1. A rotary coupling comprising two coupling hubs connected to axially spaced regions of a coupling sleeve by respective torque transmission means, said hubs also being connected by a flexible bar that is located inside the coupling sleeve.

2. A coupling according to claim 1, wherein the flexible bar is flexurally stiffly connected to the two coupling hubs.

3. A coupling according to claim 1 or claim 2, wherein the flexible bar is rotationally rigidly connected to both coupling hubs.

4. A coupling according to claim 2 or claim 3, wherein the flexible bar is bolted to the coupling hubs through flanges.

5. A coupling according to any one of claims 1 to 4 wherein the transmission means comprise diaphragms or diaphragm flexible bars.

6. A coupling according to any one of claims 1 to 4, in which the transmission means comprise interengaging toothing, the coupling sleeve having externally cut teeth and the coupling hubs having internally cut teeth.

7. A coupling according to any one of claims 1 to 6, in which the coupling hubs and the coupling sleeve have co-operating annular abutments comprising convex end faces.

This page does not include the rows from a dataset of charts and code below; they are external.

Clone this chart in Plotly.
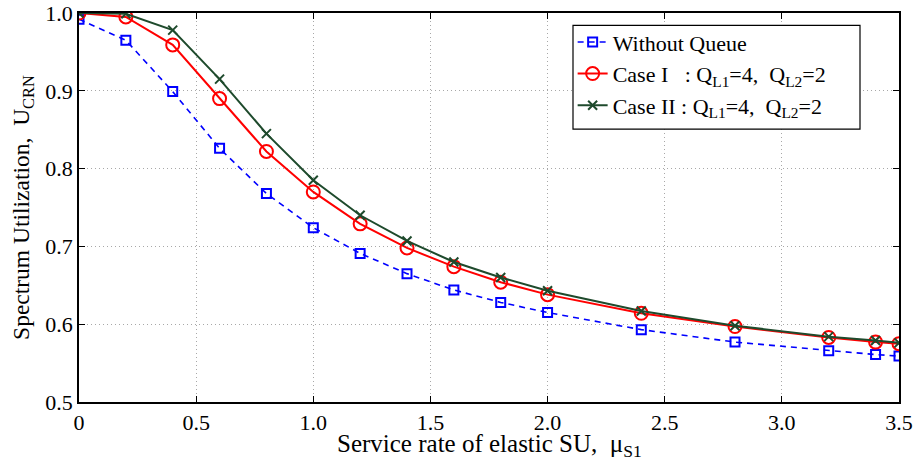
import plotly.graph_objects as go

# Service rate of elastic SU (mu_S1)
mu_s1 = [0, 0.2, 0.4, 0.6, 0.8, 1.0, 1.2, 1.4, 1.6, 1.8, 2.0, 2.4, 2.8, 3.2, 3.4, 3.5]

# Spectrum utilization U_CRN for each scheme
u_without_queue = [0.992, 0.965, 0.899, 0.826, 0.768, 0.724, 0.691, 0.665, 0.644, 0.628,
                   0.615, 0.593, 0.577, 0.566, 0.561, 0.559]
u_case1 = [1.000, 0.995, 0.959, 0.890, 0.822, 0.770, 0.729, 0.698, 0.674, 0.654,
           0.638, 0.614, 0.597, 0.583, 0.577, 0.575]
u_case2 = [1.000, 0.999, 0.978, 0.915, 0.845, 0.785, 0.740, 0.707, 0.680, 0.660,
           0.643, 0.617, 0.598, 0.584, 0.579, 0.576]

x_tick_vals = [0, 0.5, 1.0, 1.5, 2.0, 2.5, 3.0, 3.5]
x_tick_text = ["0", "0.5", "1.0", "1.5", "2.0", "2.5", "3.0", "3.5"]
y_tick_vals = [0.5, 0.6, 0.7, 0.8, 0.9, 1.0]
y_tick_text = ["0.5", "0.6", "0.7", "0.8", "0.9", "1.0"]

NB = "\u00a0"
FONT = "Liberation Serif, Times New Roman, serif"

fig = go.Figure()

fig.add_trace(go.Scatter(
    x=mu_s1, y=u_without_queue, mode="lines+markers",
    name="Without Queue", legendgroup="a",
    line=dict(color="#0000FF", width=1.6, dash="6px,5px"),
    marker=dict(symbol="square-open", size=9, color="#0000FF", line=dict(width=2)),
))
fig.add_trace(go.Scatter(
    x=mu_s1, y=u_case1, mode="lines+markers",
    name=f"Case I{NB*3}:{NB}Q<sub>L1</sub>=4,{NB*2}Q<sub>L2</sub>=2", legendgroup="b",
    line=dict(color="#FF0000", width=2),
    marker=dict(symbol="circle-open", size=13, color="#FF0000", line=dict(width=2)),
))
fig.add_trace(go.Scatter(
    x=mu_s1, y=u_case2, mode="lines+markers",
    name=f"Case II{NB}:{NB}Q<sub>L1</sub>=4,{NB*2}Q<sub>L2</sub>=2", legendgroup="c",
    line=dict(color="#1E4A2C", width=2),
    marker=dict(symbol="x-thin-open", size=9, color="#1E4A2C", line=dict(width=2, color="#1E4A2C")),
))

axis_common = dict(
    showline=True, linecolor="black", linewidth=1.5, mirror="ticks",
    ticks="inside", ticklen=6, tickcolor="black", tickwidth=1,
    showgrid=True, gridcolor="#a8a8a8", griddash="1px,3px", gridwidth=1,
    zeroline=False, automargin=False,
    tickfont=dict(family=FONT, size=22, color="black"),
)

fig.update_xaxes(range=[0, 3.5], tickvals=x_tick_vals, ticktext=x_tick_text, **axis_common)
fig.update_yaxes(
    range=[0.5, 1.0], tickvals=y_tick_vals, ticktext=y_tick_text,
    title=dict(text=f"Spectrum Utilization,{NB*2}U<sub>CRN</sub>",
               font=dict(family=FONT, size=23.5, color="black"), standoff=9),
    **axis_common,
)

# x-axis title, set just under the tick labels
fig.add_annotation(
    text=f"Service rate of elastic SU,{NB*2}\u03bc<sub>S1</sub>",
    xref="paper", yref="paper", x=0.5, y=0, xanchor="center", yanchor="top",
    yshift=-26, showarrow=False,
    font=dict(family=FONT, size=25, color="black"),
)

# legend frame (white box drawn over the curves, legend entries on top)
fig.add_shape(
    type="rect", xref="paper", yref="paper",
    x0=(573 - 79) / 820, x1=(860 - 79) / 820,
    y0=1 - (129 - 12.7) / 389.3, y1=1 - (25 - 12.7) / 389.3,
    line=dict(color="black", width=1.2), fillcolor="white", layer="above",
)

fig.update_layout(
    width=915, height=462,
    margin=dict(l=79, r=16, t=13, b=60),
    paper_bgcolor="white", plot_bgcolor="white",
    font=dict(family=FONT, color="black"),
    legend=dict(
        x=0.602, y=0.979, xanchor="left", yanchor="top",
        bgcolor="rgba(0,0,0,0)", borderwidth=0,
        font=dict(family=FONT, size=22, color="black"),
        tracegroupgap=0, itemwidth=30,
    ),
)

fig.write_html("out.html")
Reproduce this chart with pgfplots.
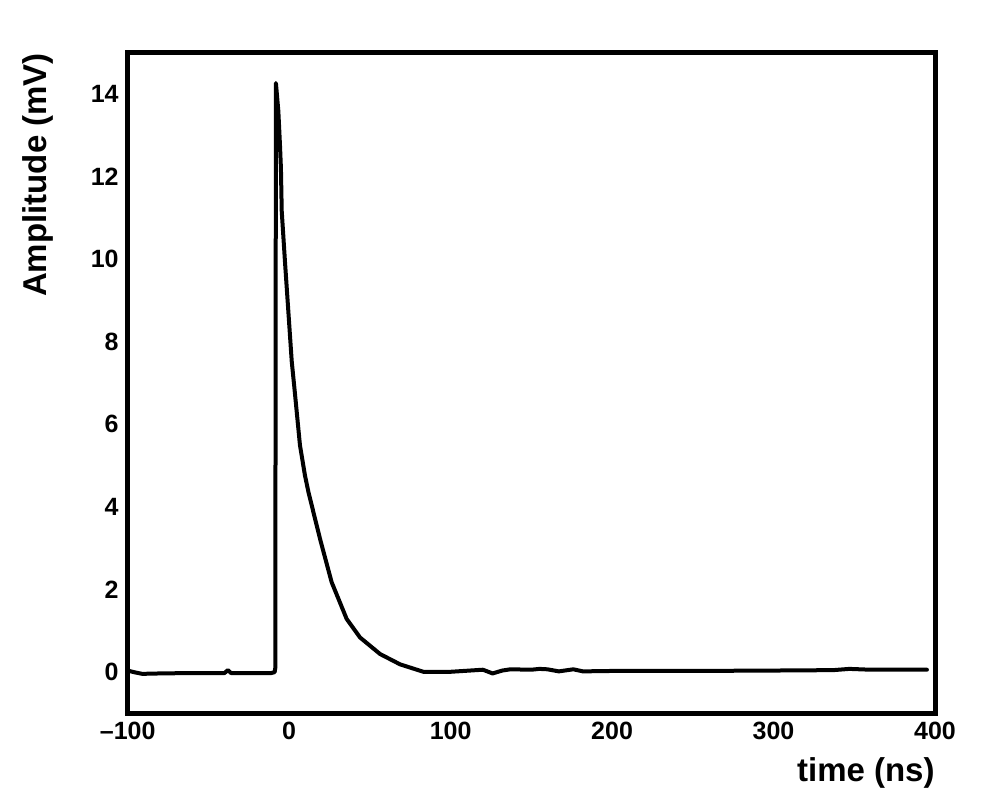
\documentclass[border=0pt]{standalone}
\usepackage{pgfplots}
\pgfplotsset{compat=1.18}
\usepackage{fontspec}
\setmainfont{Liberation Sans}
\usetikzlibrary{calc}

\pgfplotstableread{
t v
-99 0.03
-96 0.00
-91 -0.04
-80 -0.03
-60 -0.02
-40 -0.02
-38 0.05
-36 -0.02
-20 -0.02
-11 -0.02
-9 0.00
-8.6 0.10
-8.2 14.26
-6.7 13.58
-5.7 12.77
-5.1 12.20
-4.6 11.16
-2.6 9.94
-0.5 8.73
1.6 7.52
3.2 6.90
6.7 5.49
9.8 4.76
12.0 4.35
19.1 3.23
26.3 2.18
35.6 1.29
43.9 0.84
56.3 0.44
68.7 0.19
83.1 0.01
100 0.01
120 0.06
126 -0.03
132 0.04
137 0.07
150 0.06
155 0.08
160 0.07
167 0.02
176 0.07
182 0.02
200 0.03
250 0.03
300 0.04
337 0.05
347 0.08
360 0.06
395 0.06
}\pulse

\begin{document}
\begin{tikzpicture}
\begin{axis}[
  scale only axis,
  width=403.65pt, height=330.5pt,
  xmin=-100, xmax=400, ymin=-1, ymax=15,
  xtick={-100,0,100,200,300,400},
  xticklabels={–100,0,100,200,300,400},
  ytick={0,2,4,6,8,10,12,14},
  yticklabels={0,2,4,6,8,10,12,14},
  major tick length=0pt,
  tick style={draw=none},
  axis line style={line width=2.5pt},
  ticklabel style={font=\bfseries\fontsize{12.5}{15}\selectfont},
  xticklabel style={yshift=-0.5pt},
  yticklabel style={xshift=-1pt},
  xlabel={time (ns)},
  ylabel={Amplitude (mV)},
  label style={font=\bfseries\fontsize{16.5}{20}\selectfont},
  xlabel style={at={(rel axis cs:1,-0.1036)}, anchor=base east, inner sep=0pt},
  ylabel style={at={(rel axis cs:-0.1003,0.8147)}, anchor=base, inner sep=0pt},
]
\addplot[black, line width=2pt, line join=round, line cap=round] table[x=t, y=v] {\pulse};
\end{axis}
\pgfresetboundingbox
\path[use as bounding box] ($(current axis.south west)+(-63.85pt,-43.25pt)$) rectangle ($(current axis.south west)+(436.15pt,356.75pt)$);
\end{tikzpicture}
\end{document}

8. A rotary coupling comprising two coupling hubs at opposite ends of a coupling sleeve and each connected to the sleeve by torque transmission means that are distributed around the periphery of the sleeve and that form articulation joints between the sleeve and the respective hubs, said hubs also being connected by a flexible bar that is located within the sleeve and that is able to transmit an axial thrust load between the hubs.

9. A rotary coupling constructed and arranged for use and operation substantially as described herein with reference to Figures 1, 1 a and 2 or Figures 3 and 4 of the accompanying drawings.